On the heels of three straight wins against Northeast opponents, the Crimson travelled to Athens, Ga. to race against some of the fastest teams in the country. The UGA Invitational pitted Harvard against six top-10 teams, including two-time defending national champion California.

But in the most competitive meet of the season thus far, sophomore Chuck Katis anchored the Crimson’s sixth place showing with a series of record shattering individual performances.

“I think we were really successful in stepping up our game for these guys,” Katis said.

Katis set school records in gold-medal swims in the 100 and 200 breaststroke. His times in both finals met the NCAA ‘A’ standards, qualifying him immediately for the 2013 NCAA Championships.

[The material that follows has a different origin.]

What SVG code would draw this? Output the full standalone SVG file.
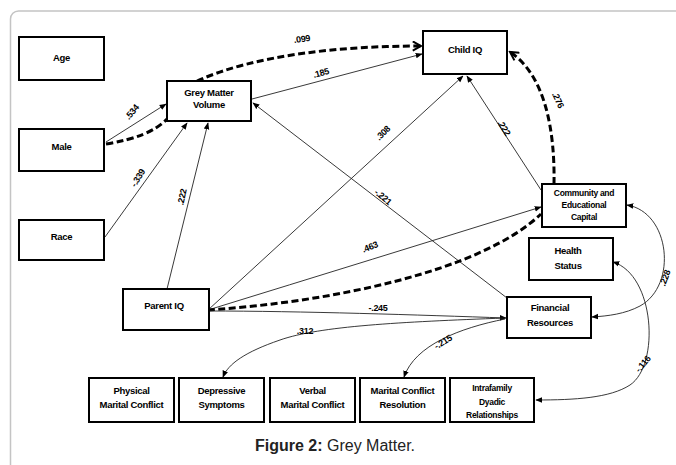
<svg xmlns="http://www.w3.org/2000/svg" width="676" height="465" viewBox="0 0 676 465">
<style>
.box{fill:#fff;stroke:#000;stroke-width:2}
.t{font-family:"Liberation Sans",Arial,sans-serif;font-weight:bold;font-size:9.5px;fill:#000;text-anchor:middle;letter-spacing:-0.3px}
.ts{font-size:8.5px}
.lab{font-family:"Liberation Sans",Arial,sans-serif;font-weight:bold;font-size:9px;fill:#000;text-anchor:middle;letter-spacing:-0.3px}
.ln{fill:none;stroke:#222;stroke-width:0.9}
.dl{fill:none;stroke:#000;stroke-width:3;stroke-dasharray:7 3.5}
.cap{font-family:"Liberation Sans",Arial,sans-serif;font-size:16px;fill:#222;text-anchor:middle}
</style>
<defs>
<marker id="ah" viewBox="0 0 10 10" refX="9" refY="5" markerWidth="7" markerHeight="7" markerUnits="userSpaceOnUse" orient="auto-start-reverse"><path d="M0,1 L10,5 L0,9 z" fill="#000"/></marker>
<marker id="ahd" viewBox="0 0 12 12" refX="10" refY="6" markerWidth="11" markerHeight="11" markerUnits="userSpaceOnUse" orient="auto-start-reverse"><path d="M1,1 L10,6 L1,11" fill="none" stroke="#000" stroke-width="2.2"/></marker>
</defs>
<rect width="676" height="465" fill="#fff"/>
<rect x="10.5" y="11" width="720" height="520" rx="8" fill="none" stroke="#c4c4c4" stroke-width="1.5"/>

<g id="connectors">
<path class="ln" d="M106,142 L166,104" marker-end="url(#ah)"/>
<path class="dl" d="M106,144 Q150,137 167,119"/>
<path class="dl" d="M197,81 C255,55 340,46 421,46" marker-end="url(#ahd)"/>
<path class="ln" d="M252,99 L422,54" marker-end="url(#ah)"/>
<path class="ln" d="M105,237 L187,123" marker-end="url(#ah)"/>
<path class="ln" d="M167,289 L208,123" marker-end="url(#ah)"/>
<path class="ln" d="M507,298 L253,103" marker-end="url(#ah)"/>
<path class="ln" d="M208,310 L463,76" marker-end="url(#ah)"/>
<path class="ln" d="M541,190 L467,76" marker-end="url(#ah)"/>
<path class="dl" d="M554,184 C555,130 545,75 510,52" marker-end="url(#ahd)"/>
<path class="ln" d="M208,310 Q370,260 541,207" marker-end="url(#ah)"/>
<path class="dl" d="M208,310 C330,302 480,272 541,214"/>
<path class="ln" d="M208,311 C300,311 420,315 506,318" marker-end="url(#ah)"/>
<path class="ln" d="M505,318 C400,322 320,326 280,340 C245,352 228,364 223,377" marker-end="url(#ah)"/>
<path class="ln" d="M505,319 C460,328 415,345 404,377" marker-end="url(#ah)"/>
<path class="ln" d="M627,205 C670,212 678,285 640,306 C625,314 608,316 592,317" marker-start="url(#ah)" marker-end="url(#ah)"/>
<path class="ln" d="M613,262 C655,275 660,365 630,385 C610,398 575,400 536,400" marker-start="url(#ah)" marker-end="url(#ah)"/>

<text class="lab" transform="translate(132,112) rotate(-50)" y="3">.534</text>
<text class="lab" transform="translate(302,39) rotate(-8)" y="3">.099</text>
<text class="lab" transform="translate(321,73) rotate(-15)" y="3">.185</text>
<text class="lab" transform="translate(138,178) rotate(-58)" y="3">-.339</text>
<text class="lab" transform="translate(182,197) rotate(-78)" y="3">.222</text>
<text class="lab" transform="translate(383,197) rotate(40)" y="3">-.221</text>
<text class="lab" transform="translate(383,133) rotate(-45)" y="3">.308</text>
<text class="lab" transform="translate(504,128) rotate(58)" y="3">.222</text>
<text class="lab" transform="translate(558,100) rotate(65)" y="3">.276</text>
<text class="lab" transform="translate(370,247) rotate(-22)" y="3">.463</text>
<text class="lab" transform="translate(378,308)" y="3">-.245</text>
<text class="lab" transform="translate(305,331)" y="3">.312</text>
<text class="lab" transform="translate(443,342) rotate(-32)" y="3">-.215</text>
<text class="lab" transform="translate(665,278) rotate(-70)" y="3">.228</text>
<text class="lab" transform="translate(643,364) rotate(-50)" y="3">-.116</text>
</g>

<g id="age"><rect class="box" x="19" y="37" width="85" height="43"/><text class="t" x="61.5" y="61">Age</text></g>
<g id="male"><rect class="box" x="19" y="129" width="85" height="42"/><text class="t" x="61.5" y="150">Male</text></g>
<g id="race"><rect class="box" x="19" y="220" width="85" height="40"/><text class="t" x="61.5" y="240">Race</text></g>
<g id="grey-matter"><rect class="box" x="167" y="81" width="84" height="40"/><text class="t" x="209" y="95.5">Grey Matter</text><text class="t" x="209" y="107.5">Volume</text></g>
<g id="child-iq"><rect class="box" x="423" y="31" width="84" height="43"/><text class="t" x="465" y="53">Child IQ</text></g>
<g id="parent-iq"><rect class="box" x="123" y="289" width="86" height="41"/><text class="t" x="164" y="309">Parent IQ</text></g>
<g id="community"><rect class="box" x="542" y="184" width="84" height="43"/><text class="t ts" x="584" y="196">Community and</text><text class="t ts" x="584" y="208">Educational</text><text class="t ts" x="584" y="220">Capital</text></g>
<g id="health"><rect class="box" x="529" y="238" width="84" height="42"/><text class="t" x="568" y="253.5">Health</text><text class="t" x="568" y="268.5">Status</text></g>
<g id="financial"><rect class="box" x="507" y="297" width="84" height="41"/><text class="t" x="550" y="310.5">Financial</text><text class="t" x="550" y="325.5">Resources</text></g>
<g id="physical"><rect class="box" x="89" y="378" width="85" height="44"/><text class="t" x="131.5" y="393.5">Physical</text><text class="t" x="131.5" y="407.5">Marital Conflict</text></g>
<g id="depressive"><rect class="box" x="179" y="378" width="85" height="44"/><text class="t" x="221.5" y="393.5">Depressive</text><text class="t" x="221.5" y="407.5">Symptoms</text></g>
<g id="verbal"><rect class="box" x="270" y="378" width="85" height="44"/><text class="t" x="312.5" y="393.5">Verbal</text><text class="t" x="312.5" y="407.5">Marital Conflict</text></g>
<g id="resolution"><rect class="box" x="360" y="378" width="85" height="44"/><text class="t" x="402.5" y="393.5">Marital Conflict</text><text class="t" x="402.5" y="407.5">Resolution</text></g>
<g id="intrafamily"><rect class="box" x="450" y="378" width="84" height="44"/><text class="t ts" x="492" y="391">Intrafamily</text><text class="t ts" x="492" y="405">Dyadic</text><text class="t ts" x="492" y="418">Relationships</text></g>

<text class="cap" x="335" y="451"><tspan font-weight="bold">Figure 2:</tspan> Grey Matter.</text>
</svg>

“He looked incredibly strong in the water,” co-captain Greg Roop said. “He beat some of the fastest people from the fastest teams in the country by a pretty safe margin. It was very inspiring to see him swim like that.”

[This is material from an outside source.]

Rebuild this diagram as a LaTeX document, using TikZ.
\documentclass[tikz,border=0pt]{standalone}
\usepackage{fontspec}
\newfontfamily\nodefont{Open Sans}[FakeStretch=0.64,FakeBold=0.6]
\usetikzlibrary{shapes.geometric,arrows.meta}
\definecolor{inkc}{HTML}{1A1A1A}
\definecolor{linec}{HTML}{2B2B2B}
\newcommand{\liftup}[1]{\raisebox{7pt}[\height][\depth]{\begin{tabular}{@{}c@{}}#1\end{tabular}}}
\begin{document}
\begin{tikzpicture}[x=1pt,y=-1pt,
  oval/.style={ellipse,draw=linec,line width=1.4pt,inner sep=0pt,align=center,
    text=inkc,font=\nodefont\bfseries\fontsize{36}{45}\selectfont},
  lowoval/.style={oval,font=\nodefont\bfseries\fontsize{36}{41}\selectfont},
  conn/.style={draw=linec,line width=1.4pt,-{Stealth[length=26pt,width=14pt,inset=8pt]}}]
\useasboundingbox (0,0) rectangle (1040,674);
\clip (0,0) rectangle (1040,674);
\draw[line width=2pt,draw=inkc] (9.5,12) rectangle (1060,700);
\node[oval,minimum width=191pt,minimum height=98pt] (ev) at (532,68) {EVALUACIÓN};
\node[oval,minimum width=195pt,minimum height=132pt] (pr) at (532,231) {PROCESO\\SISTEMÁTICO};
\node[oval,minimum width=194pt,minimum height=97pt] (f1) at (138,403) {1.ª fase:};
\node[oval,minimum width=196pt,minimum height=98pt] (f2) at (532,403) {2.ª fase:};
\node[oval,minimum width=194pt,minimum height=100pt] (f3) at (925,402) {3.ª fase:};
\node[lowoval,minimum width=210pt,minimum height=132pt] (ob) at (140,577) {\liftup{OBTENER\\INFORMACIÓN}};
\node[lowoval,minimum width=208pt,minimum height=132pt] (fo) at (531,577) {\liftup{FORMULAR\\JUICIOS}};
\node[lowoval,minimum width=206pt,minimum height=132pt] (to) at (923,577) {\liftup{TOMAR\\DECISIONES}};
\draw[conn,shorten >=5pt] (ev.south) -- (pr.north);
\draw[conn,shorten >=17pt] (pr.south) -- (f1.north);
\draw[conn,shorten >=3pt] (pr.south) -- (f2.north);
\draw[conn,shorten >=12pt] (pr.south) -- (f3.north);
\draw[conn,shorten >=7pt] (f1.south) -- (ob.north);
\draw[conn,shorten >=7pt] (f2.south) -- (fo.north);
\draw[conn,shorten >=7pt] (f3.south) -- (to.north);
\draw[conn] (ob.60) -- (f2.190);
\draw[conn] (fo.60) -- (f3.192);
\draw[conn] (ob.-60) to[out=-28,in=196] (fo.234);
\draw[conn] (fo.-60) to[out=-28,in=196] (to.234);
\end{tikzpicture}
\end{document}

Katis kicked off the UGA Invitational on Friday with a solid showing in the 200 individual medley, setting a new personal record en route to a fourth-place finish. His time of 1:46.34 was just 1.19 seconds off the Harvard program record.

But the best was yet to come. On Saturday, Katis broke his own school record with a time of 52.65 in the prelim swim of the 100 breast. Just hours later, Katis clocked in an even better time of 52.49 in the finals for the event, beating out All-American Trevor Hoyt of Cal for the victory.

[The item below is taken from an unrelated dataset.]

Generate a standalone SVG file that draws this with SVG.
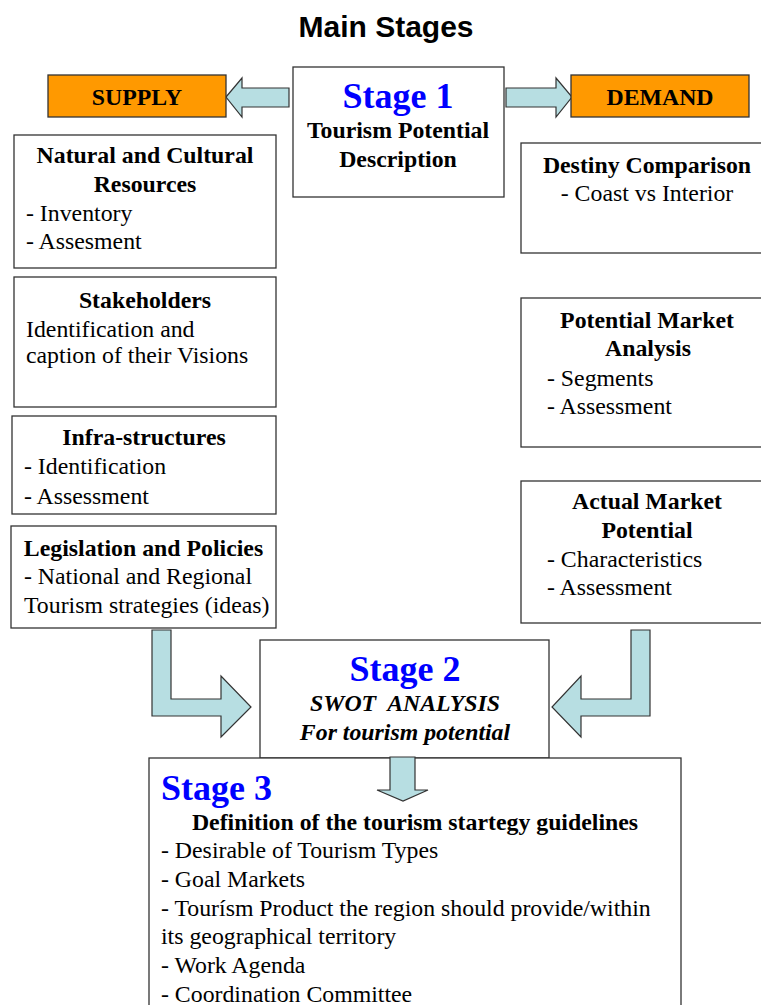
<svg xmlns="http://www.w3.org/2000/svg" width="761" height="1005" viewBox="0 0 761 1005">
<style>
.box{fill:#fff;stroke:#333;stroke-width:1.3}
.org{fill:#FF9900;stroke:#333;stroke-width:1.3}
.arr{fill:#B7DEE2;stroke:#333;stroke-width:1.2;stroke-linejoin:miter}
text{font-family:"Liberation Serif","Times New Roman",serif;font-size:23.8px;fill:#000}
.b{font-weight:bold}
.c{text-anchor:middle}
.st{font-size:36px;font-weight:bold;fill:#0000FF}
.bi{font-weight:bold;font-style:italic}
.title{font-family:"Liberation Sans",Arial,sans-serif;font-size:30px;font-weight:bold}
</style>
<rect width="761" height="1005" fill="#fff"/>
<text class="title c" x="386" y="37">Main Stages</text>
<g id="connectors">
<polygon class="arr" points="226,97 242,78 242,88 289,88 289,107 242,107 242,117"/>
<polygon class="arr" points="506,88 556,88 556,78 572,97 556,117 556,107 506,107"/>
<polygon class="arr" points="152,630 171,630 171,699 221,699 221,676 251,707 221,737 221,716 152,716"/>
<polygon class="arr" points="631,630 650,630 650,716 581,716 581,737 552,707 581,676 581,699 631,699"/>
</g>
<g id="supply"><rect class="org" x="48" y="75" width="178" height="42"/><text class="b c" x="137" y="105">SUPPLY</text></g>
<g id="demand"><rect class="org" x="571" y="75" width="178" height="42"/><text class="b c" x="660" y="105">DEMAND</text></g>
<g id="stage1"><rect class="box" x="293" y="67" width="211" height="130"/>
<text class="st c" x="398" y="108">Stage 1</text>
<text class="b c" x="398" y="138">Tourism Potential</text>
<text class="b c" x="398" y="167">Description</text></g>
<g id="natural"><rect class="box" x="14" y="135" width="262" height="133"/>
<text class="b c" x="145" y="163">Natural and Cultural</text>
<text class="b c" x="145" y="192">Resources</text>
<text x="26" y="221">- Inventory</text>
<text x="26" y="249">- Assesment</text></g>
<g id="stakeholders"><rect class="box" x="14" y="277" width="262" height="130"/>
<text class="b c" x="145" y="308">Stakeholders</text>
<text x="26" y="337">Identification and</text>
<text x="26" y="363">caption of their Visions</text></g>
<g id="infra"><rect class="box" x="12" y="416" width="264" height="98"/>
<text class="b c" x="144" y="445">Infra-structures</text>
<text x="24" y="474">- Identification</text>
<text x="24" y="504">- Assessment</text></g>
<g id="legislation"><rect class="box" x="11" y="526" width="265" height="102"/>
<text class="b c" x="143.5" y="556">Legislation and Policies</text>
<text x="24" y="584">- National and Regional</text>
<text x="24" y="613">Tourism strategies (ideas)</text></g>
<g id="destiny"><rect class="box" x="521" y="143" width="250" height="110"/>
<text class="b c" x="647" y="173">Destiny Comparison</text>
<text class="c" x="647" y="201">- Coast vs Interior</text></g>
<g id="potential"><rect class="box" x="521" y="298" width="250" height="149"/>
<text class="b c" x="647" y="328">Potential Market</text>
<text class="b c" x="648" y="356">Analysis</text>
<text x="547" y="386">- Segments</text>
<text x="547" y="414">- Assessment</text></g>
<g id="actual"><rect class="box" x="521" y="481" width="250" height="142"/>
<text class="b c" x="647" y="509">Actual Market</text>
<text class="b c" x="647" y="538">Potential</text>
<text x="547" y="567">- Characteristics</text>
<text x="547" y="595">- Assessment</text></g>
<g id="stage2"><rect class="box" x="260" y="640" width="289" height="118"/>
<text class="st c" x="405" y="681">Stage 2</text>
<text class="bi c" x="405" y="711" xml:space="preserve">SWOT  ANALYSIS</text>
<text class="bi c" x="405" y="740">For tourism potential</text></g>
<g id="stage3"><rect class="box" x="149" y="758" width="532" height="260"/>
<text class="st" x="161" y="800">Stage 3</text>
<text class="b c" x="415" y="830">Definition of the tourism startegy guidelines</text>
<text x="161" y="858">- Desirable of Tourism Types</text>
<text x="161" y="887">- Goal Markets</text>
<text x="161" y="916">- Tourísm Product the region should provide/within</text>
<text x="161" y="944">its geographical territory</text>
<text x="161" y="973">- Work Agenda</text>
<text x="161" y="1002">- Coordination Committee</text></g>
<g id="connector-down"><polygon class="arr" points="390,757 415,757 415,790 428,790 403,801 377,790 390,790"/></g>
</svg>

Having beaten the ‘A’ standard time by 0.11 seconds, Katis secured his berth to the 2013 NCAA Championships in the event.

But the sophomore was not done yet. On Sunday, Katis hit the pool for the 200 yard breast stroke. Yet again, he bested his own school record in the prelims, with a time of 1:54.57.

Katis then went on to shave nearly half a second off his time in the finals en route to a second win and yet another ‘A’ standard time. His final time of 1:54.08 was the second best time in the country this year.

“Chuck has an incredible focus on his training so far this year,” Roop said. “He goes down the pool for two or three extra workouts each week. He is extremely focused. When we got to this meet, you could see that he was really dialed in and ready to swim fast.”

In one of the final events of the meet, Katis teamed up with junior Chris Satterthwaite, fellow sophomore Griffin Schumacher, and junior Oliver Lee in the 400 yard freestyle relay. The Crimson finished in third with a time of 2:55.45.

“[When] we came in [to this meet], everyone had different levels of rest, taper, and shave, Katis said. “We put together a lot of great relays. A lot of the guys had lifetime bests, and they weren’t even 100% prepared, they weren’t fully rested or shaved. That says something about what our team is capable of, really stepping up to the next level with the top teams in the country. It’s where we need to be.”

The exposure to the best programs in college swimming gave Katis and the Crimson a taste of what they can expect later on in the season, as they look ahead towards the Ivy League and NCAA Championships.

Last year, Katis was one of five swimmers to represent the Crimson at the NCAA finals. He picked up a 25th place finish in the 200 breast stroke and finished in 20th place in the 100 event. He also earned All-American honorable mention accolades as a part of the Crimson’s 400 free relay team.

For Katis, the UGA meet was an important benchmark towards propelling the Crimson into the top ranks of intercollegiate swimming.

The sophomore has punched his ticket to the NCAA Championships, and he hopes his teammates will soon follow suit.

“I really want to lead a big group of guys to the NCAA,” Katis said. “Whether or not people get cuts now or later at our conference meet, it is a really important step for our team to make. We have an incredibly fast recruiting class coming in next year. We have work to do, but these are just stepping stones on the way to becoming a top 20, top 10 school.”